The Delegation of Senegal, speaking on behalf of the African Group, preferred Alt 1, which was simpler and easier to read. Alt 3 was very long and confused and might increase the difficulty of understanding the terms.
The Delegation of the EU, speaking on behalf of the EU and its Member States, supported Alt 3 as a basis. It supported including specific exceptions and limitations in the instrument, as those were needed to shield artists and creativity in general. Exceptions should not depend on prior informed consent, as it would be contrary to the nature of an exception to do so, and the exceptions would become wholly impractical for original creators, libraries, museums and cultural institutions.
The representative of CAPAJ said that Alt 3 was quite long and confusing. He had been able to interact with a large group of LMCs and, in line with the statement made by the representative of Tebtebba, speaking on behalf of the Indigenous Caucus, he supported Alt 1, with a view to ensuring that the instrument complied with its objective in a timely manner. Alt 1 was much more specific and consensus had been built on it.

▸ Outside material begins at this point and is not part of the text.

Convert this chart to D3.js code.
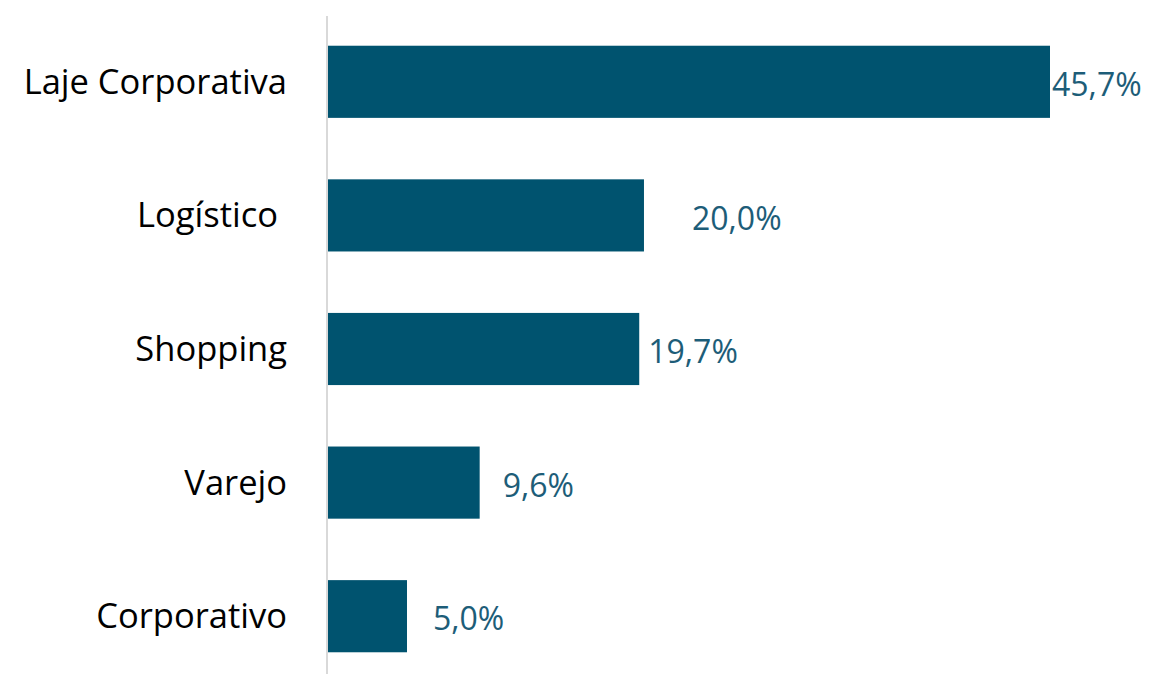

The Delegation of Malaysia supported Alt 1. Lengthy exceptions and limitations would be contradictory to the instrument.
The Delegation of Georgia, speaking on behalf of CEBS, supported Alt 3 as a basis for further work.
The Delegation of Colombia preferred Alt 1 and reserved its right to propose certain revisions in the language on customary law. It disagreed with Alt 3, which was too long and too complicated a text.